This blog is for everyone who uses words.

The ordinary-sized words are for everyone, but the big ones are especially for children.



Saturday, 18 August 2012

Saturday Rave: The Frog Prince.

The proper title of this story is The Frog Prince or Iron Henry.

And who, you may ask, is Iron Henry?

Well, he's the poor guy who's got air-brushed out of our usual version of the story.



Nowadays the story starts with the princess losing her ball in the pond and the frog retrieving it for her.

(May I just remark here that the princess is an entitled little beast (and not just literally)?

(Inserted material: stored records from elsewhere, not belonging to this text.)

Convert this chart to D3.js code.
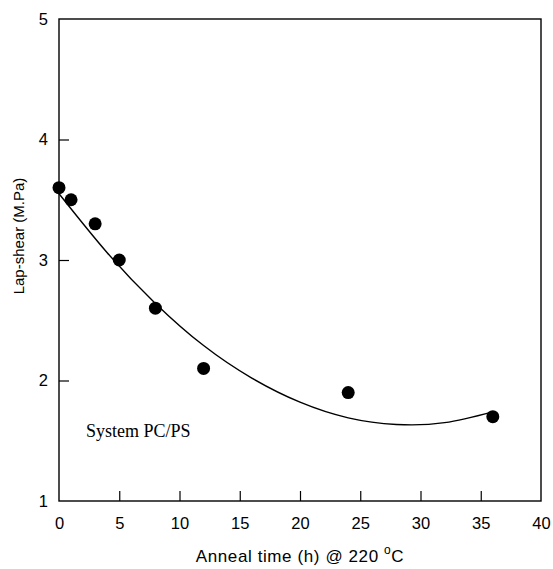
<!DOCTYPE html>
<html>
<head>
<meta charset="utf-8">
<script src="https://cdn.jsdelivr.net/npm/d3@7"></script>
<style>
  body { margin: 0; background: #fff; }
  svg text { font-family: "Liberation Sans", Arial, sans-serif; fill: #000; }
</style>
</head>
<body>
<div class="chart"></div>
<script>
// measured points
const annealTime = [0, 1, 3, 5, 8, 12, 24, 36];
const lapShear = [3.6, 3.5, 3.3, 3.0, 2.6, 2.1, 1.9, 1.7];

// fitted curve
const fitTime = [0, 4, 8, 12, 16, 20, 24, 28, 32, 36];
const fitShear = [3.55, 3.06, 2.64, 2.29, 2.02, 1.82, 1.69, 1.635, 1.65, 1.74];

const xTicks = [0, 5, 10, 15, 20, 25, 30, 35, 40];
const yTicks = [1, 2, 3, 4, 5];

const width = 553, height = 569;
const margin = {top: 19, right: 12, bottom: 68, left: 59};

const svg = d3.select('.chart').append('svg')
  .attr('width', width)
  .attr('height', height);

const x = d3.scaleLinear()
  .domain([0, 40])
  .range([margin.left, width - margin.right]);

const y = d3.scaleLinear()
  .domain([1, 5])
  .range([height - margin.bottom, margin.top]);

// axes, ticks pointing in
const xAxis = svg.append('g')
  .attr('transform', `translate(0,${height - margin.bottom})`)
  .call(d3.axisBottom(x).tickValues(xTicks).tickSizeInner(-10).tickSizeOuter(0).tickPadding(16));

const yAxis = svg.append('g')
  .attr('transform', `translate(${margin.left},0)`)
  .call(d3.axisLeft(y).tickValues(yTicks).tickFormat(d3.format('d'))
    .tickSizeInner(-10).tickSizeOuter(0).tickPadding(11));

[xAxis, yAxis].forEach(g => {
  g.select('.domain').remove();
  g.selectAll('line').attr('stroke', '#000').attr('stroke-width', 1.2);
  g.selectAll('text').attr('font-size', 16.5).attr('font-family', '"Liberation Sans", Arial, sans-serif');
});
// end ticks sit on the frame, hide them
xAxis.selectAll('.tick line').filter(d => d === 0 || d === 40).remove();
yAxis.selectAll('.tick line').filter(d => d === 1 || d === 5).remove();

// frame
svg.append('rect')
  .attr('x', x(0))
  .attr('y', y(5))
  .attr('width', x(40) - x(0))
  .attr('height', y(1) - y(5))
  .attr('fill', 'none')
  .attr('stroke', '#000')
  .attr('stroke-width', 1.4);

// fit line
const line = d3.line()
  .x((d, i) => x(fitTime[i]))
  .y(d => y(d))
  .curve(d3.curveNatural);

svg.append('path')
  .datum(fitShear)
  .attr('d', line)
  .attr('fill', 'none')
  .attr('stroke', '#000')
  .attr('stroke-width', 1.4);

// dots
svg.selectAll('circle.pt')
  .data(lapShear)
  .enter()
  .append('circle')
  .attr('class', 'pt')
  .attr('cx', (d, i) => x(annealTime[i]))
  .attr('cy', d => y(d))
  .attr('r', 6.5)
  .attr('fill', '#000');

// labels
svg.append('text')
  .attr('x', 86)
  .attr('y', 437)
  .attr('font-size', 18)
  .style('font-family', '"Liberation Serif", "Times New Roman", serif')
  .text('System PC/PS');

const xt = svg.append('text')
  .attr('x', 300)
  .attr('y', 562)
  .attr('text-anchor', 'middle')
  .attr('font-size', 17)
  .attr('letter-spacing', 0.6);
xt.append('tspan').text('Anneal time (h) @ 220 ');
xt.append('tspan').attr('font-size', 12).attr('dy', -8).text('o');
xt.append('tspan').attr('dy', 8).text('C');

svg.append('text')
  .attr('transform', `translate(24,236) rotate(-90)`)
  .attr('text-anchor', 'middle')
  .attr('font-size', 15)
  .text('Lap-shear (M.Pa)');
</script>
</body>
</html>
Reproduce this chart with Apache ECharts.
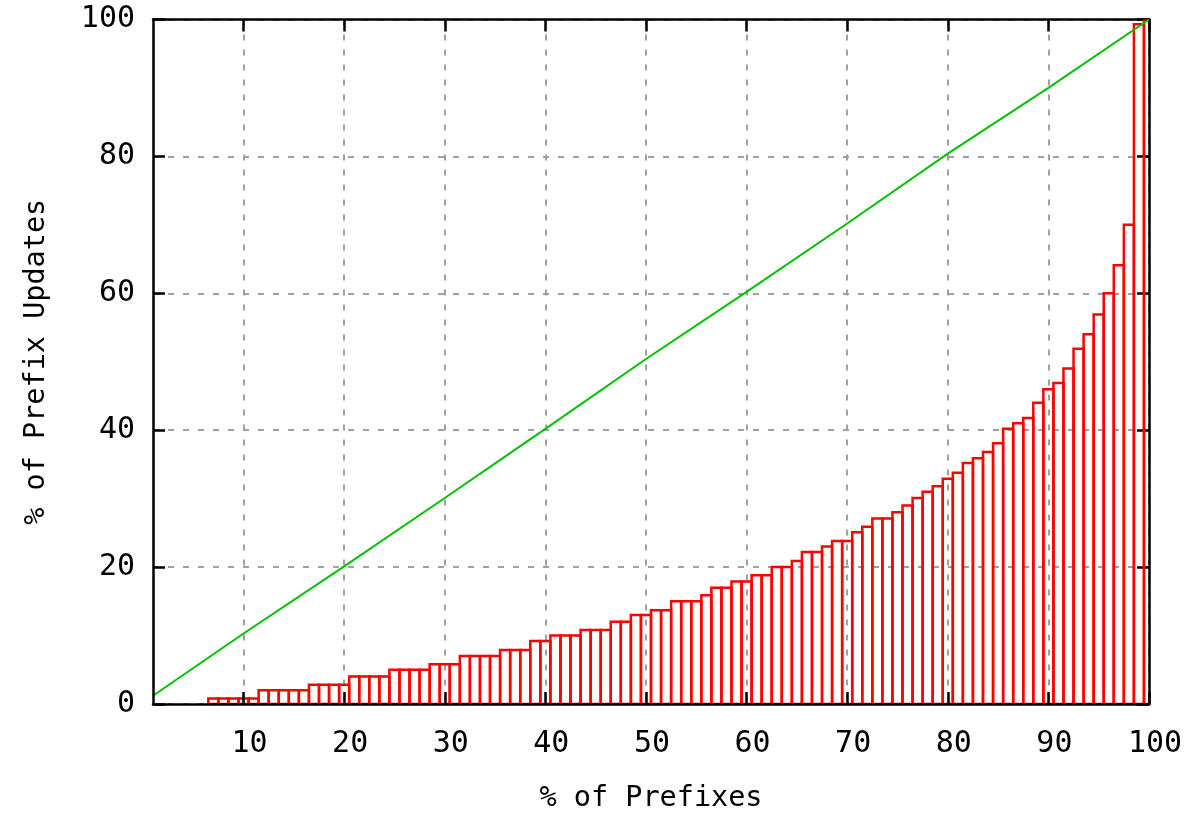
<!DOCTYPE html>
<html>
<head>
<meta charset="utf-8">
<script src="https://cdn.jsdelivr.net/npm/echarts@6/dist/echarts.min.js"></script>
<style>
html,body{margin:0;padding:0;background:#fff;width:100%;height:100%;overflow:hidden;}
#chart{width:1184px;height:813px;}
</style>
</head>
<body>
<div id="chart"></div>
<script>
// % of prefixes (bar centres) and % of prefix updates (bar heights)
const prefixPct = [7,8,9,10,11,12,13,14,15,16,17,18,19,20,21,22,23,24,25,26,27,28,29,30,31,32,33,34,35,36,37,38,39,40,
  41,42,43,44,45,46,47,48,49,50,51,52,53,54,55,56,57,58,59,60,61,62,63,64,65,66,67,68,69,70,
  71,72,73,74,75,76,77,78,79,80,81,82,83,84,85,86,87,88,89,90,91,92,93,94,95,96,97,98,99,100];
const updatePct = [0.8,0.8,0.8,0.8,0.8, 2.0,2.0,2.0,2.0,2.0, 2.8,2.8,2.8,2.8, 4.0,4.0,4.0,4.0, 5.0,5.0,5.0,5.0,
  5.8,5.8,5.8, 7.0,7.0,7.0,7.0, 7.9,7.9,7.9, 9.2,9.2, 10.0,10.0,10.0, 10.8,10.8,10.8, 12.0,12.0, 13.0,13.0,
  13.7,13.7, 15.0,15.0,15.0, 15.9, 17.0,17.0, 17.9,17.9, 18.8,18.8, 20.0,20.0, 20.9, 22.2,22.2, 23.0, 23.8,23.8,
  25.1, 25.9, 27.1,27.1, 28.0, 29.0, 30.1, 31.0, 31.8, 32.9, 33.8, 35.2, 35.9, 36.8, 38.1, 40.2, 41.0, 41.8,
  44.0, 46.0, 46.9, 49.0, 51.9, 54.0, 56.9, 60.0, 64.1, 70.0, 99.3, 100];

// green cumulative line
const cumX = [1, 10, 20, 30, 40, 50, 60, 70, 80, 90, 100];
const cumY = [1.2, 10.3, 20.1, 30.1, 40.2, 50.4, 60.2, 70.2, 80.4, 90.0, 100];

// tick labels
const xTicks = [10,20,30,40,50,60,70,80,90,100];
const yTicks = [0,20,40,60,80,100];

const xName = '% of Prefixes';
const yName = '% of Prefix Updates';

const FONT = 'DejaVu Sans Mono';
const gridLine = {show:true, lineStyle:{color:'#a0a0a0', width:2, type:[6,9]}};

const barData = prefixPct.map((x,i)=>[x, updatePct[i]]);
const lineData = cumX.map((x,i)=>[x, cumY[i]]);

const chart = echarts.init(document.getElementById('chart'), null, {renderer:'canvas'});
chart.setOption({
  backgroundColor:'#ffffff',
  animation:false,
  grid:{left:153, right:35, top:19.5, bottom:109, containLabel:false, outerBoundsMode:'none'},
  xAxis:[
    {type:'value', position:'bottom', min:1, max:100, z:5,
     name:xName, nameLocation:'middle', nameGap:80,
     nameTextStyle:{fontFamily:FONT, fontSize:28.5, color:'#000'},
     axisLine:{show:true, onZero:false, lineStyle:{color:'#000', width:2.5}},
     axisTick:{show:true, inside:true, length:12, customValues:xTicks, lineStyle:{color:'#000', width:2.5}},
     axisLabel:{show:true, customValues:xTicks, margin:25, fontFamily:FONT, fontSize:30, color:'#000', padding:[0,0,0,12]},
     splitLine:{show:false}},
    {type:'value', position:'top', min:1, max:100, z:0,
     axisLine:{show:true, onZero:false, lineStyle:{color:'#000', width:2.5}},
     axisTick:{show:true, inside:true, length:12, customValues:xTicks, lineStyle:{color:'#000', width:2.5}},
     axisLabel:{show:false, customValues:xTicks},
     splitLine:gridLine}
  ],
  yAxis:[
    {type:'value', position:'left', min:0, max:100, interval:20, z:5,
     name:yName, nameLocation:'middle', nameGap:102, nameRotate:90,
     nameTextStyle:{fontFamily:FONT, fontSize:28.5, color:'#000'},
     axisLine:{show:true, onZero:false, lineStyle:{color:'#000', width:2.5}},
     axisTick:{show:true, inside:true, length:12, lineStyle:{color:'#000', width:2.5}},
     axisLabel:{show:true, margin:18, fontFamily:FONT, fontSize:30, color:'#000',
       formatter:(v)=> yTicks.includes(v) ? String(v) : ''},
     splitLine:{show:false}},
    {type:'value', position:'right', min:0, max:100, interval:20, z:0,
     axisLine:{show:true, onZero:false, lineStyle:{color:'#000', width:2.5}},
     axisTick:{show:true, inside:true, length:12, lineStyle:{color:'#000', width:2.5}},
     axisLabel:{show:false},
     splitLine:gridLine}
  ],
  series:[
    {type:'custom', xAxisIndex:0, yAxisIndex:0, clip:true, z:2,
     data:barData,
     renderItem:function(params, api){
       const x = api.value(0), h = api.value(1);
       const p0 = api.coord([x-0.5, 0]);
       const p1 = api.coord([x+0.5, h]);
       return {type:'rect',
         shape:{x:p0[0], y:p1[1], width:p1[0]-p0[0], height:p0[1]-p1[1]},
         style:{fill:null, stroke:'#ff0000', lineWidth:2.5}};
     }},
    {type:'line', xAxisIndex:0, yAxisIndex:0, data:lineData, showSymbol:false, symbol:'none',
     z:3, lineStyle:{color:'#00c000', width:2}, itemStyle:{color:'#00c000'}}
  ]
});
</script>
</body>
</html>
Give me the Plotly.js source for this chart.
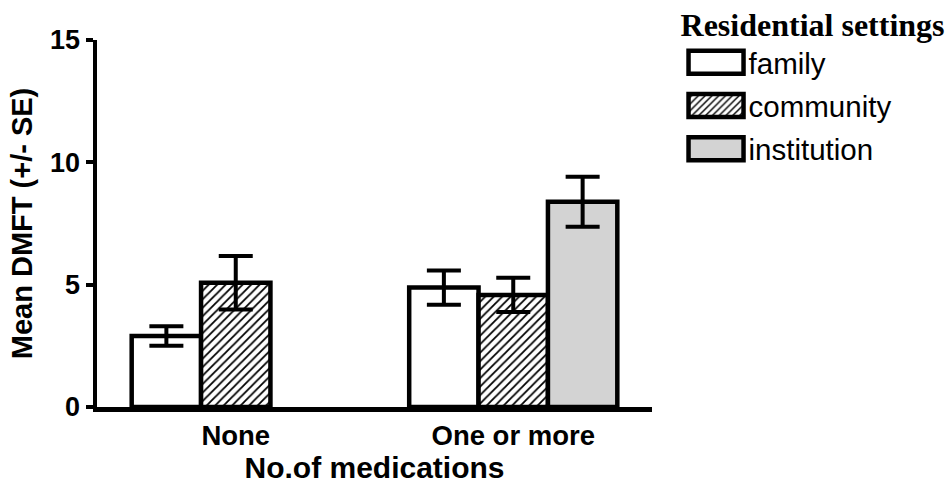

Mind you, in the older versions of the story she is even worse, because there she breaks the spell that's changed the prince into a frog by throwing him against a wall. And still he marries her. Good grief.)



But in former versions the story starts with the poor prince and Iron Henry. Iron Henry is the prince's faithful servant. The Iron bit is because, to stop his heart breaking with sorrow when his master is turned into a frog, Henry builds a cage of iron round it.

Now that's genuine love, I reckon: and it casts a new light on all the relationships in the story. Doesn't it.

Word To Use Today: henry. There have been many kings called Henry, and they've been a mixed bunch; but Good King Henry:



 is a sort of edible weed-type thing, Chenopodium bonus-henricus.

A henry, symbol H, is the unit of electric inductance (sorry, I've read the definition several times but I still don't understand what that means) and Henry's Law is to do with the rate at which gasses dissolve into liquids. The unit is named after Joseph Henry the US physicist, and the law after William Henry the English chemist.

Henry comes from the German name Haimric, which means home ruler. In mediaeval times you said it Harry.








1 comment:

  1. This is quite fascinating. Thanks! I wonder if Philip Pullman will have the Frog Prince in his Grimms' Fairytales. Is it by the Grimms, I wonder?